Seit 2017 gibt es in Schweden wieder eine Wehrpflicht.

(Foto: picture alliance / TT NYHETSBYRÅN)

Ähnlich wie in Deutschland gibt es in Schweden nach dem russischen Angriff auf die Ukraine einen Kurswechsel in der Verteidigungspolitik. Das jüngste NATO-Mitglied setzt auf das Konzept der "Totalverteidigung".

In kaum einem europäischen Land wäre die Energieversorgung im Kriegsfall so anfällig wie in Schweden. In dem skandinavischen Land verlaufen 16.000 Kilometer Stromleitungen durch dichte Wälder, weit entfernt von der Zivilisation. Regierung und Militärstrategen fürchten, dass Saboteure sich im Schatten von Tannen und Fichten vergleichsweise unbemerkt Zugang verschaffen, Leitungen beschädigen und auf diesem Weg Stromausfälle provozieren könnten.

So ähnlich wie es Russland derzeit in der Ukraine macht: Kritische Infrastrukturen sind eines der Hauptziele im Krieg. Seit russische Truppen vor mehr als zwei Jahren ins Nachbarland einmarschiert sind, wurde bereits die Hälfte aller ukrainischen Energieanlagen beschädigt. Die Folge sind lange Stromausfälle und strenge Winter ohne funktionierende Heizung.

Für den Notfall will sich Schweden vorbereiten. "Niemand weiß, wie viel Zeit wir haben", sagt Zivilschutzminister Carl-Oskar Bohlin im Gespräch mit dem Wirtschaftsportal Bloomberg.

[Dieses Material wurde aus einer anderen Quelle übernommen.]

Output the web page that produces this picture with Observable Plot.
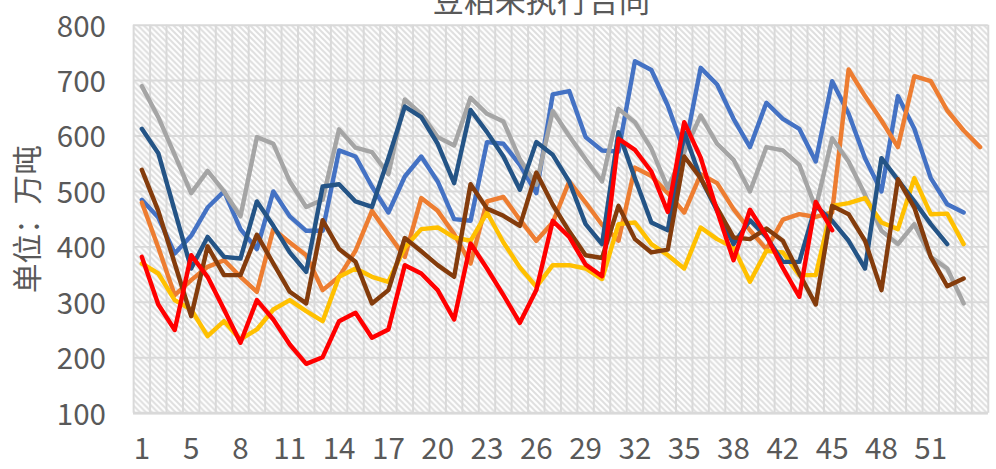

Noch vor dem schwedischen NATO-Beitritt hatte Bohlin auf einer Sicherheitskonferenz im vergangenen Sommer deutlich gemacht, dass Schweden zum Konzept der "totalen Verteidigungspolitik" aus der Zeit des Kalten Krieges zurückkehren will. "Wir hatten eines der gründlichsten und durchdachtesten Systeme im Bereich des Zivilschutzes, das im Wesentlichen zwei Ziele verfolgte: erstens die Aufrechterhaltung der Gesellschaft unter sehr schwierigen Bedingungen, letztlich unter einem bewaffneten Angriff, und zweitens die Bündelung aller gesellschaftlichen Anstrengungen zur Unterstützung unserer Streitkräfte."

Mehr Geld für Militär und Zivilschutz

Ähnlich wie in Deutschland gab es in Schweden nach dem russischen Angriff auf die Ukraine einen Kurswechsel in der Verteidigungspolitik. Stockholm gibt seitdem deutlich mehr Geld für die eigene Sicherheit aus. Aber die Ausgaben beschränken sich nicht auf das Militär: Schweden will in den kommenden Jahren auch wichtige Infrastruktur auf Vordermann bringen: Häfen, Straßen, Eisenbahnnetze, Krankenhäuser und Schutzräume sollen ausgebaut werden.

Im Haushalt für 2024 sind 5,5 Milliarden Kronen dafür vorgesehen, das entspricht etwa 470 Millionen Euro - fast dreimal so viel wie 2021. Die schwedische Agentur für zivile Notfälle fordert sogar noch höhere Investitionen. Zehn Milliarden Kronen seien nötig, um für Krisen vorbereitet zu sein.

Das Militär ist ähnlicher Meinung, wie Oberbefehlshaber Micael Bydén gegenüber Bloomberg deutlich macht: "Es spielt keine Rolle, wie stark das Militär wird - wenn wir nicht die nötige Unterstützung durch den Zivilschutz bekommen, werden wir nicht in der Lage sein, das zu tun, was erforderlich ist."

Kraftwerk wird reaktiviert

Wichtigstes Projekt in dem Zusammenhang ist derzeit die Reaktivierung eines stillgelegten Kraftwerks in der südschwedischen Großstadt Malmö. Der ursprüngliche Plan sah vor, das Öresundsverket vollständig abzubauen und an neue Eigentümer zu verkaufen - doch dann kam der Ukraine-Krieg und änderte alles.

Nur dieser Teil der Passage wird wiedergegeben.